M266. Advanced Magnetic Resonance Imaging (2 units). (Same as Psychiatry M266.) Starting with basic principles, presentation of physical basis of magnetic resonance imaging (MRI), with emphasis on developing advanced applications in biomedical imaging, including both structural and functional studies. Instruction more intuitive than mathematical.
268. Radiopharmaceutical Chemistry. Lecture, two hours; discussion, two hours. Current concepts in radioactive pharmaceutical agents in clinical use, including promising investigational agents. Utilization of short-lived, cyclotron-produced isotopes in radiopharmaceuticals. Rational design of radiodiagnostic agents.
269. Seminar: Medical Imaging (1 unit). Continuous registration required of students in medical imaging specialty. Topics of current interest in medical imaging, with lecturers from the department, other universities, and private industry.
M285. Functional Neuroimaging: Techniques and Applications (3 units). (Same as Psychiatry M285.) Seminar, two hours.
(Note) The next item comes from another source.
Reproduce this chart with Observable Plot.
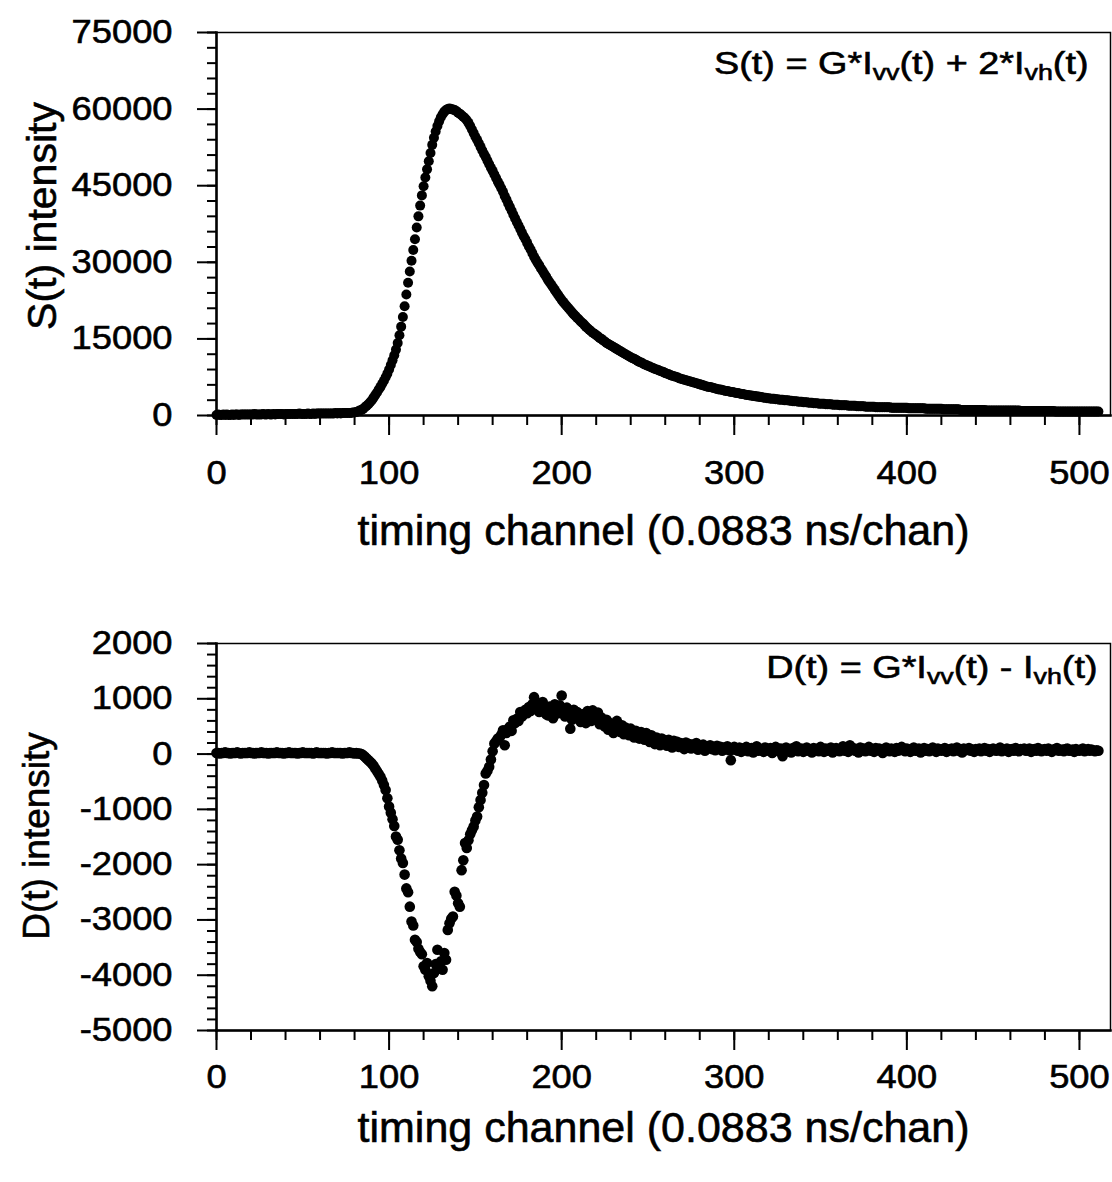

In-depth examination of activation imaging, including PET and MRI methods, data acquisition and analysis, experimental design, and results obtained thus far in human systems. Strong focus on understanding technologies, how to design activation imaging paradigms, and how to interpret results. Laboratory visits and design and implementation of a functional MRI experiment. S/U grading.
M424. Functional Magnetic Resonance Imaging Journal Club (1 unit). (Same as Psychiatry M424.) Discussion, 90 minutes. Directed reading and discussion of current topics and developments in functional magnetic resonance imaging. S/U grading.
495. Special Studies in Biomedical Physics. Discussion, two hours; laboratory, four hours. Teaching assistance in graduate laboratory courses under supervision of a faculty member. S/U grading.
596. Research in Biomedical Physics (4 to 12 units). Directed individual study or research. Only one 596 course may be applied toward M.S. degree requirements. May be repeated for credit.
597. Preparation for Ph.D. Qualifying Examinations. May not be applied toward M.S. degree requirements. May not be repeated. S/U grading.
598. Research for and Preparation of M.S. Thesis (4 to 12 units). Two 598 courses (or 598 and 596 combined) may be applied toward M.S. degree requirements. May be repeated. S/U grading.
599. Research for Ph.D. Dissertation (4 to 12 units). Preparation: successful completion of screening examinations. Research for and preparation of Ph.D. dissertation. May be repeated. S/U grading.